* _EXERCISE TASK_
Copy out all the lines exactly. Omit pictures.

* _RAW DATA_
☆ ☆ ☆ ☆ ☆ ☆ ☆

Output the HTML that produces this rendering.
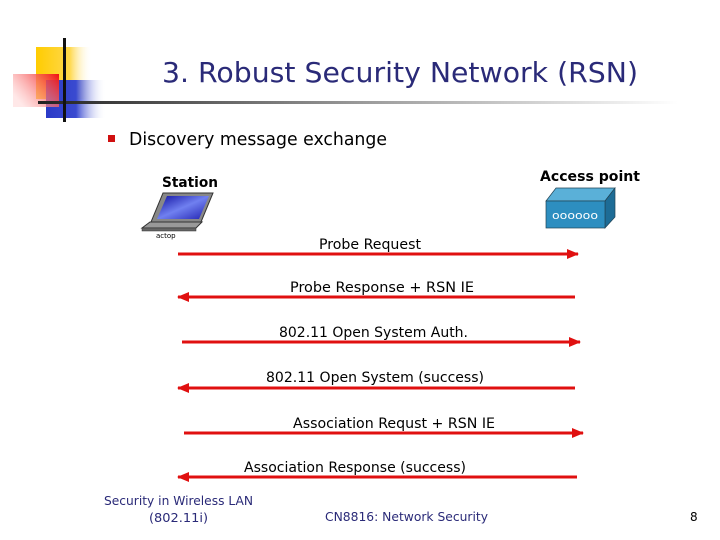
<!DOCTYPE html>
<html><head><meta charset="utf-8"><style>
html,body{margin:0;padding:0;background:#fff;}
svg{display:block;}
text{font-family:"DejaVu Sans","Liberation Sans",sans-serif;}
</style></head><body>
<svg width="720" height="540" viewBox="0 0 720 540" xmlns="http://www.w3.org/2000/svg">
<defs>
<linearGradient id="gy" x1="0" x2="1"><stop offset="0" stop-color="#ffcc00"/><stop offset="0.6" stop-color="#ffd84a"/><stop offset="1" stop-color="#fff" stop-opacity="0"/></linearGradient>
<linearGradient id="gb" x1="0" x2="1"><stop offset="0" stop-color="#2a3ac8"/><stop offset="0.5" stop-color="#3a4ad0"/><stop offset="1" stop-color="#fff" stop-opacity="0"/></linearGradient>
<linearGradient id="gr" x1="1" x2="0" y1="0" y2="0.6"><stop offset="0" stop-color="#f01010"/><stop offset="1" stop-color="#ffd0d0" stop-opacity="0.5"/></linearGradient>
<linearGradient id="gl" x1="0" x2="1"><stop offset="0" stop-color="#222"/><stop offset="0.5" stop-color="#999"/><stop offset="1" stop-color="#fff"/></linearGradient>
<linearGradient id="gs" x1="0" x2="1" y1="0" y2="1"><stop offset="0" stop-color="#1010a0"/><stop offset="0.5" stop-color="#7080f0"/><stop offset="1" stop-color="#2020b0"/></linearGradient>
<marker id="ah" markerWidth="12" markerHeight="10" refX="11" refY="5" orient="auto" markerUnits="userSpaceOnUse"><path d="M0,0 L12,5 L0,10 Z" fill="#e01010"/></marker>
</defs>
<rect x="36" y="47" width="56" height="52" fill="url(#gy)"/>
<rect x="46" y="80" width="60" height="38" fill="url(#gb)"/>
<rect x="13" y="74" width="46" height="33" fill="url(#gr)"/>
<rect x="38" y="101" width="640" height="3" fill="url(#gl)"/>
<rect x="63" y="38" width="3" height="84" fill="#111"/>
<text x="162" y="82" font-size="28" fill="#2a2a78" textLength="476" lengthAdjust="spacingAndGlyphs">3. Robust Security Network (RSN)</text>
<rect x="108" y="135" width="7" height="7" fill="#d01010"/>
<text x="129" y="145" font-size="18" fill="#000" textLength="258" lengthAdjust="spacingAndGlyphs">Discovery message exchange</text>
<text x="162" y="187" font-size="14" font-weight="bold" fill="#000" textLength="56" lengthAdjust="spacingAndGlyphs">Station</text>
<text x="540" y="181" font-size="14" font-weight="bold" fill="#000" textLength="100" lengthAdjust="spacingAndGlyphs">Access point</text>
<!-- laptop -->
<polygon points="163,193 213,193 201,222 151,222" fill="#888" stroke="#333" stroke-width="1"/>
<polygon points="167,196 209,196 199,219 157,219" fill="url(#gs)"/>
<polygon points="150,222 202,222 196,228 142,228" fill="#999" stroke="#333" stroke-width="1"/>
<rect x="142" y="228" width="54" height="3" fill="#666" stroke="#333" stroke-width="0.5"/>
<text x="156" y="238" font-size="7" fill="#000">actop</text>
<!-- AP -->
<polygon points="546,201 556,188 615,188 605,201" fill="#5ab0d8" stroke="#245" stroke-width="0.7"/>
<polygon points="605,201 615,188 615,217 605,228" fill="#1d6c96" stroke="#245" stroke-width="0.7"/>
<rect x="546" y="201" width="59" height="27" fill="#2d8ec0" stroke="#245" stroke-width="0.7"/>
<text x="552" y="219" font-size="11" fill="#fff" textLength="46" lengthAdjust="spacingAndGlyphs">oooooo</text>
<g stroke="#e01010" stroke-width="3" fill="none">
<line x1="178" y1="254" x2="578" y2="254" marker-end="url(#ah)"/>
<line x1="575" y1="297" x2="178" y2="297" marker-end="url(#ah)"/>
<line x1="182" y1="342" x2="580" y2="342" marker-end="url(#ah)"/>
<line x1="575" y1="388" x2="178" y2="388" marker-end="url(#ah)"/>
<line x1="184" y1="433" x2="583" y2="433" marker-end="url(#ah)"/>
<line x1="577" y1="477" x2="178" y2="477" marker-end="url(#ah)"/>
</g>
<g font-size="14" fill="#000">
<text x="319" y="249" textLength="102" lengthAdjust="spacingAndGlyphs">Probe Request</text>
<text x="290" y="292" textLength="184" lengthAdjust="spacingAndGlyphs">Probe Response + RSN IE</text>
<text x="279" y="337" textLength="189" lengthAdjust="spacingAndGlyphs">802.11 Open System Auth.</text>
<text x="266" y="382" textLength="218" lengthAdjust="spacingAndGlyphs">802.11 Open System (success)</text>
<text x="293" y="428" textLength="202" lengthAdjust="spacingAndGlyphs">Association Requst + RSN IE</text>
<text x="244" y="472" textLength="222" lengthAdjust="spacingAndGlyphs">Association Response (success)</text>
</g>
<g font-size="12" fill="#2a2a78">
<text x="104" y="505" textLength="149" lengthAdjust="spacingAndGlyphs">Security in Wireless LAN</text>
<text x="149" y="522" textLength="59" lengthAdjust="spacingAndGlyphs">(802.11i)</text>
<text x="325" y="521" textLength="163" lengthAdjust="spacingAndGlyphs">CN8816: Network Security</text>
</g>
<text x="690" y="521" font-size="12" fill="#000">8</text>
</svg>
</body></html>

☆ ☆ ☆ ☆ ☆ ☆ ☆

* _SOLUTION TO THIS EXERCISE_
Output the HTML that produces this rendering.
<!DOCTYPE html>
<html><head><meta charset="utf-8"><style>
html,body{margin:0;padding:0;background:#fff;}
svg{display:block;}
text{font-family:"DejaVu Sans","Liberation Sans",sans-serif;}
</style></head><body>
<svg width="720" height="540" viewBox="0 0 720 540" xmlns="http://www.w3.org/2000/svg">
<defs>
<linearGradient id="gy" x1="0" x2="1"><stop offset="0" stop-color="#ffcc00"/><stop offset="0.6" stop-color="#ffd84a"/><stop offset="1" stop-color="#fff" stop-opacity="0"/></linearGradient>
<linearGradient id="gb" x1="0" x2="1"><stop offset="0" stop-color="#2a3ac8"/><stop offset="0.5" stop-color="#3a4ad0"/><stop offset="1" stop-color="#fff" stop-opacity="0"/></linearGradient>
<linearGradient id="gr" x1="1" x2="0" y1="0" y2="0.6"><stop offset="0" stop-color="#f01010"/><stop offset="1" stop-color="#ffd0d0" stop-opacity="0.5"/></linearGradient>
<linearGradient id="gl" x1="0" x2="1"><stop offset="0" stop-color="#222"/><stop offset="0.5" stop-color="#999"/><stop offset="1" stop-color="#fff"/></linearGradient>
<linearGradient id="gs" x1="0" x2="1" y1="0" y2="1"><stop offset="0" stop-color="#1010a0"/><stop offset="0.5" stop-color="#7080f0"/><stop offset="1" stop-color="#2020b0"/></linearGradient>
<marker id="ah" markerWidth="12" markerHeight="10" refX="11" refY="5" orient="auto" markerUnits="userSpaceOnUse"><path d="M0,0 L12,5 L0,10 Z" fill="#e01010"/></marker>
</defs>
<rect x="36" y="47" width="56" height="52" fill="url(#gy)"/>
<rect x="46" y="80" width="60" height="38" fill="url(#gb)"/>
<rect x="13" y="74" width="46" height="33" fill="url(#gr)"/>
<rect x="38" y="101" width="640" height="3" fill="url(#gl)"/>
<rect x="63" y="38" width="3" height="84" fill="#111"/>
<text x="162" y="82" font-size="28" fill="#2a2a78" textLength="476" lengthAdjust="spacingAndGlyphs">3. Robust Security Network (RSN)</text>
<rect x="108" y="135" width="7" height="7" fill="#d01010"/>
<text x="129" y="145" font-size="18" fill="#000" textLength="258" lengthAdjust="spacingAndGlyphs">Discovery message exchange</text>
<text x="162" y="187" font-size="14" font-weight="bold" fill="#000" textLength="56" lengthAdjust="spacingAndGlyphs">Station</text>
<text x="540" y="181" font-size="14" font-weight="bold" fill="#000" textLength="100" lengthAdjust="spacingAndGlyphs">Access point</text>
<!-- laptop -->
<polygon points="163,193 213,193 201,222 151,222" fill="#888" stroke="#333" stroke-width="1"/>
<polygon points="167,196 209,196 199,219 157,219" fill="url(#gs)"/>
<polygon points="150,222 202,222 196,228 142,228" fill="#999" stroke="#333" stroke-width="1"/>
<rect x="142" y="228" width="54" height="3" fill="#666" stroke="#333" stroke-width="0.5"/>
<text x="156" y="238" font-size="7" fill="#000">actop</text>
<!-- AP -->
<polygon points="546,201 556,188 615,188 605,201" fill="#5ab0d8" stroke="#245" stroke-width="0.7"/>
<polygon points="605,201 615,188 615,217 605,228" fill="#1d6c96" stroke="#245" stroke-width="0.7"/>
<rect x="546" y="201" width="59" height="27" fill="#2d8ec0" stroke="#245" stroke-width="0.7"/>
<text x="552" y="219" font-size="11" fill="#fff" textLength="46" lengthAdjust="spacingAndGlyphs">oooooo</text>
<g stroke="#e01010" stroke-width="3" fill="none">
<line x1="178" y1="254" x2="578" y2="254" marker-end="url(#ah)"/>
<line x1="575" y1="297" x2="178" y2="297" marker-end="url(#ah)"/>
<line x1="182" y1="342" x2="580" y2="342" marker-end="url(#ah)"/>
<line x1="575" y1="388" x2="178" y2="388" marker-end="url(#ah)"/>
<line x1="184" y1="433" x2="583" y2="433" marker-end="url(#ah)"/>
<line x1="577" y1="477" x2="178" y2="477" marker-end="url(#ah)"/>
</g>
<g font-size="14" fill="#000">
<text x="319" y="249" textLength="102" lengthAdjust="spacingAndGlyphs">Probe Request</text>
<text x="290" y="292" textLength="184" lengthAdjust="spacingAndGlyphs">Probe Response + RSN IE</text>
<text x="279" y="337" textLength="189" lengthAdjust="spacingAndGlyphs">802.11 Open System Auth.</text>
<text x="266" y="382" textLength="218" lengthAdjust="spacingAndGlyphs">802.11 Open System (success)</text>
<text x="293" y="428" textLength="202" lengthAdjust="spacingAndGlyphs">Association Requst + RSN IE</text>
<text x="244" y="472" textLength="222" lengthAdjust="spacingAndGlyphs">Association Response (success)</text>
</g>
<g font-size="12" fill="#2a2a78">
<text x="104" y="505" textLength="149" lengthAdjust="spacingAndGlyphs">Security in Wireless LAN</text>
<text x="149" y="522" textLength="59" lengthAdjust="spacingAndGlyphs">(802.11i)</text>
<text x="325" y="521" textLength="163" lengthAdjust="spacingAndGlyphs">CN8816: Network Security</text>
</g>
<text x="690" y="521" font-size="12" fill="#000">8</text>
</svg>
</body></html>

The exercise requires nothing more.